>> Start
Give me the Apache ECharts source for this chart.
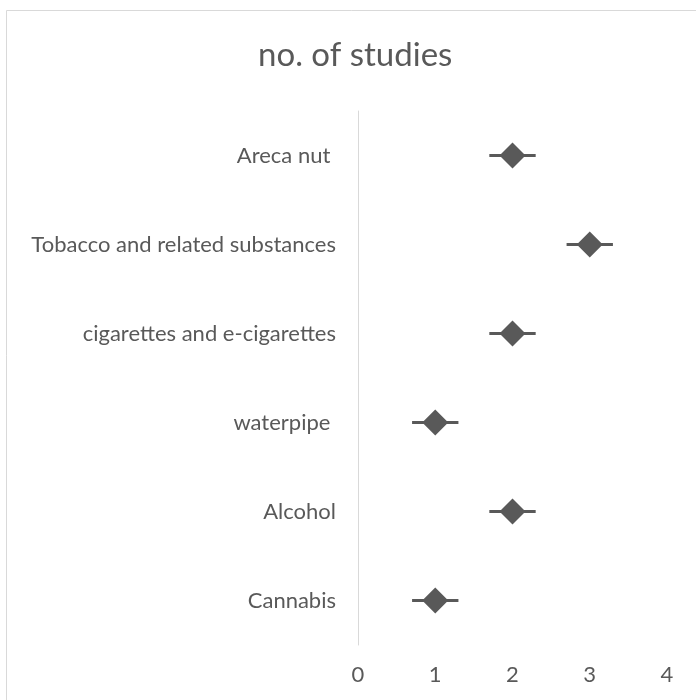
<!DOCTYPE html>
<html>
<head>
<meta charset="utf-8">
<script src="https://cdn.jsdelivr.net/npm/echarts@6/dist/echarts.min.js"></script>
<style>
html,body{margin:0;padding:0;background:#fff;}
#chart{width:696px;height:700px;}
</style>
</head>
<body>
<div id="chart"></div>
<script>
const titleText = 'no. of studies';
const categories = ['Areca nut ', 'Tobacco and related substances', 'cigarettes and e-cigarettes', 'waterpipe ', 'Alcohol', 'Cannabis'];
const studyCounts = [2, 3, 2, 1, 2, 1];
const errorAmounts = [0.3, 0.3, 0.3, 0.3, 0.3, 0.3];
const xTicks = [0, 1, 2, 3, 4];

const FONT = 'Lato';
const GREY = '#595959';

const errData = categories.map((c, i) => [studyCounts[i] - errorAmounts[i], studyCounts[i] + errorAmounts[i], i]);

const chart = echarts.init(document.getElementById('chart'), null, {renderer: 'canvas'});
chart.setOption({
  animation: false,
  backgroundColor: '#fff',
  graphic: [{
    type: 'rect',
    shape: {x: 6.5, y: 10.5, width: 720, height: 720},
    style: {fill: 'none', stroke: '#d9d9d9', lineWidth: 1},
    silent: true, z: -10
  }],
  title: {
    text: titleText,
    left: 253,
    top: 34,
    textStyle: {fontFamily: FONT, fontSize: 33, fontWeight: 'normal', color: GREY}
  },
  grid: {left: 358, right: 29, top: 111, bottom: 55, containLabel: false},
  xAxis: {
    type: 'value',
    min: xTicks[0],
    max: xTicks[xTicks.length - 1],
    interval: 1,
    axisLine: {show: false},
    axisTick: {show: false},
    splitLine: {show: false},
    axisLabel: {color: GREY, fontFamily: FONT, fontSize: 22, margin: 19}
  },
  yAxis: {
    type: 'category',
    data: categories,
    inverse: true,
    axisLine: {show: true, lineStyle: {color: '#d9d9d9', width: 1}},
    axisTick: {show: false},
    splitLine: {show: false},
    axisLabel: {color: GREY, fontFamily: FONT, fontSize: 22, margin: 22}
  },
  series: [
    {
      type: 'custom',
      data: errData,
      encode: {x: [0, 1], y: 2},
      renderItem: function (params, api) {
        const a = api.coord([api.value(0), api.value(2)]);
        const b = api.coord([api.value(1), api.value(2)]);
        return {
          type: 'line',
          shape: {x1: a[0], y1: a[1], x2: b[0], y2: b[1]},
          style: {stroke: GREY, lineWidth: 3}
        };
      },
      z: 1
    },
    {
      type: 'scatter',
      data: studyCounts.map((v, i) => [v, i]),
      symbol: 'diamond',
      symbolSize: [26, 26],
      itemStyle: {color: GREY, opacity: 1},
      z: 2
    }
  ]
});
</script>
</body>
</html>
>> End
>> Start
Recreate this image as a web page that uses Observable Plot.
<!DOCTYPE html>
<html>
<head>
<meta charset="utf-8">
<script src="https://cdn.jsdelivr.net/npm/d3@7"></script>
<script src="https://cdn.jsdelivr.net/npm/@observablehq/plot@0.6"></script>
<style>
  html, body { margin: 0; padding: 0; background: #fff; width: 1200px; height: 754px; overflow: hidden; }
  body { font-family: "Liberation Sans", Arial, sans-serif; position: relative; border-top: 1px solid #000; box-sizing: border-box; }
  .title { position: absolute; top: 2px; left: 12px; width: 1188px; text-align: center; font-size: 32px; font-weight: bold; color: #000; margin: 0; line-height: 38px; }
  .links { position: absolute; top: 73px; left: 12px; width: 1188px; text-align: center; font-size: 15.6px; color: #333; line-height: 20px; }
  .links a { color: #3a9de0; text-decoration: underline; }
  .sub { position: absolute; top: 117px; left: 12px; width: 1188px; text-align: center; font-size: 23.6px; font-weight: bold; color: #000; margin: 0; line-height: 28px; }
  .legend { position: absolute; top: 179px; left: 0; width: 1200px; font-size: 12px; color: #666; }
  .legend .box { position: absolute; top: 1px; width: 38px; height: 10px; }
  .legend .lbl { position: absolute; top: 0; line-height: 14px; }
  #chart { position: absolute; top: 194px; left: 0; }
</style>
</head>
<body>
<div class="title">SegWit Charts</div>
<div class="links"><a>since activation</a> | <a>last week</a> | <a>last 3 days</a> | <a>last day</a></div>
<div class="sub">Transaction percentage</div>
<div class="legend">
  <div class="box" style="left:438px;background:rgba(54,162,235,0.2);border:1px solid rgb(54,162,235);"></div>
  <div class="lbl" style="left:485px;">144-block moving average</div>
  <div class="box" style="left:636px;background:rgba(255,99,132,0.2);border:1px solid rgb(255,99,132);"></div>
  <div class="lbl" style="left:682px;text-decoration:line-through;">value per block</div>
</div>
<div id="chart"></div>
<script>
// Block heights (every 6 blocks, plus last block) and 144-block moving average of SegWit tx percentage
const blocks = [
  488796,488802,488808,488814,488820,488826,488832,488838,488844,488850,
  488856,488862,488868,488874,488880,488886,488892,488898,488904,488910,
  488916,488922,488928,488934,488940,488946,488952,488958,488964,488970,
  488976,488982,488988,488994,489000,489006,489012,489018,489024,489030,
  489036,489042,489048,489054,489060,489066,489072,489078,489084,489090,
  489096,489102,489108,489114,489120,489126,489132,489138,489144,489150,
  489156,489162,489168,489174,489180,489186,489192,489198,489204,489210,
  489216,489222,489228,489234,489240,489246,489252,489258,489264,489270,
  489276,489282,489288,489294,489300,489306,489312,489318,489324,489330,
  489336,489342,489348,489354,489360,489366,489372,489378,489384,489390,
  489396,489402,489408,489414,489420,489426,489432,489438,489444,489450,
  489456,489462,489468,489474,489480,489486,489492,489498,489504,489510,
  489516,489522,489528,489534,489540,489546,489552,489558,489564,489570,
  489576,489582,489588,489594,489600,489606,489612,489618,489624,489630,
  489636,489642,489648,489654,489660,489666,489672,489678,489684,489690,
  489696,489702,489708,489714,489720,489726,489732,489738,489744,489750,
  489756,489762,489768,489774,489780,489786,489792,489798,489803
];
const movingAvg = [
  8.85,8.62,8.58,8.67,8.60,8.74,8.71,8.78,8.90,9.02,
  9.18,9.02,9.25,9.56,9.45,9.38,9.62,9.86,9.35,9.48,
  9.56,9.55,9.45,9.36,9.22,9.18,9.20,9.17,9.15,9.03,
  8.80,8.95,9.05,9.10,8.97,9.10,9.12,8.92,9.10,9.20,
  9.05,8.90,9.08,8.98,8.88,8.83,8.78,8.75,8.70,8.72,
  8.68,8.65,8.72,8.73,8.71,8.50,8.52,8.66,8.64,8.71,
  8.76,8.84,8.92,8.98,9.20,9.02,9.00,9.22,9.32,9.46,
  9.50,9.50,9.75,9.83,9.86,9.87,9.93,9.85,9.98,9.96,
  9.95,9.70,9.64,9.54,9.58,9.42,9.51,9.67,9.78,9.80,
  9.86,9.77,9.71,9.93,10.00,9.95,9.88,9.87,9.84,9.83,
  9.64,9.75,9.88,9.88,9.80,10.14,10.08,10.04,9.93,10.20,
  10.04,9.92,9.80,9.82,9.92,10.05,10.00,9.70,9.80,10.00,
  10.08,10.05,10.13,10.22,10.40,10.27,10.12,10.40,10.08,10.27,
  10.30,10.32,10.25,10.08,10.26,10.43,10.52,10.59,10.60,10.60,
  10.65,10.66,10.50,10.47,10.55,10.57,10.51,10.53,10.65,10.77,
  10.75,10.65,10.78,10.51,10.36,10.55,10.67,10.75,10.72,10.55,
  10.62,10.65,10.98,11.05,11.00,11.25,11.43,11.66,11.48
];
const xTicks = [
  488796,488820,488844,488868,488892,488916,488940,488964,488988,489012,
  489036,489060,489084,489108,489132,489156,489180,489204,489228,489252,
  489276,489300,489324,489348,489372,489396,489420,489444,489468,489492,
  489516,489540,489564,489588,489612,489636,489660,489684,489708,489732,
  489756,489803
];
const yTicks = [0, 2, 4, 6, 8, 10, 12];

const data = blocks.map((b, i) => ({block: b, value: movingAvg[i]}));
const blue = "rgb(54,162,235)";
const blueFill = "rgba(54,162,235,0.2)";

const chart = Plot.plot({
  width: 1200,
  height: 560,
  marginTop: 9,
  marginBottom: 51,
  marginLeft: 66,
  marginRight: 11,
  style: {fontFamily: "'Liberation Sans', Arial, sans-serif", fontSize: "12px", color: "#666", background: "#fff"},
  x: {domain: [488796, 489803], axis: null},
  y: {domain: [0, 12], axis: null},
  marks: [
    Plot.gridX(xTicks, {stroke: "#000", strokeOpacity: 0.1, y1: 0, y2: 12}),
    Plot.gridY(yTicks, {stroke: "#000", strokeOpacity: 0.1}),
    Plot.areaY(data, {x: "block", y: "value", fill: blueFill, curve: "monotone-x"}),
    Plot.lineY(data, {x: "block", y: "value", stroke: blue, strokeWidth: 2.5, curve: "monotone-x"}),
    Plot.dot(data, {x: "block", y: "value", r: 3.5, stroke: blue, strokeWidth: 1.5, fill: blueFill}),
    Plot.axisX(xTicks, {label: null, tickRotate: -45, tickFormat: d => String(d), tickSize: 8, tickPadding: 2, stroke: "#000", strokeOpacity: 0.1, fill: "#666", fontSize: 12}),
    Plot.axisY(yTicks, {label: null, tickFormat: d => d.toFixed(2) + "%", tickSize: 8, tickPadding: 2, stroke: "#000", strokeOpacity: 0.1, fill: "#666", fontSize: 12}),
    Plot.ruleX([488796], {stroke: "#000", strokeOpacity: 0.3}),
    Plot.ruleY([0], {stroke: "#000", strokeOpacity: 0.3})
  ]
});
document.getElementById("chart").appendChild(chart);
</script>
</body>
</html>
>> End
» INSTRUCTIONS TO FOLLOW
With the pictures removed from your copy, retype the lines above from the one that contains "Give me the" through the one that contains "const errData = categories.map((c, i)", exactly.

» TASK OUTPUT
Give me the Apache ECharts source for this chart.
<!DOCTYPE html>
<html>
<head>
<meta charset="utf-8">
<script src="https://cdn.jsdelivr.net/npm/echarts@6/dist/echarts.min.js"></script>
<style>
html,body{margin:0;padding:0;background:#fff;}
#chart{width:696px;height:700px;}
</style>
</head>
<body>
<div id="chart"></div>
<script>
const titleText = 'no. of studies';
const categories = ['Areca nut ', 'Tobacco and related substances', 'cigarettes and e-cigarettes', 'waterpipe ', 'Alcohol', 'Cannabis'];
const studyCounts = [2, 3, 2, 1, 2, 1];
const errorAmounts = [0.3, 0.3, 0.3, 0.3, 0.3, 0.3];
const xTicks = [0, 1, 2, 3, 4];

const FONT = 'Lato';
const GREY = '#595959';

const errData = categories.map((c, i) => [studyCounts[i] - errorAmounts[i], studyCounts[i] + errorAmounts[i], i]);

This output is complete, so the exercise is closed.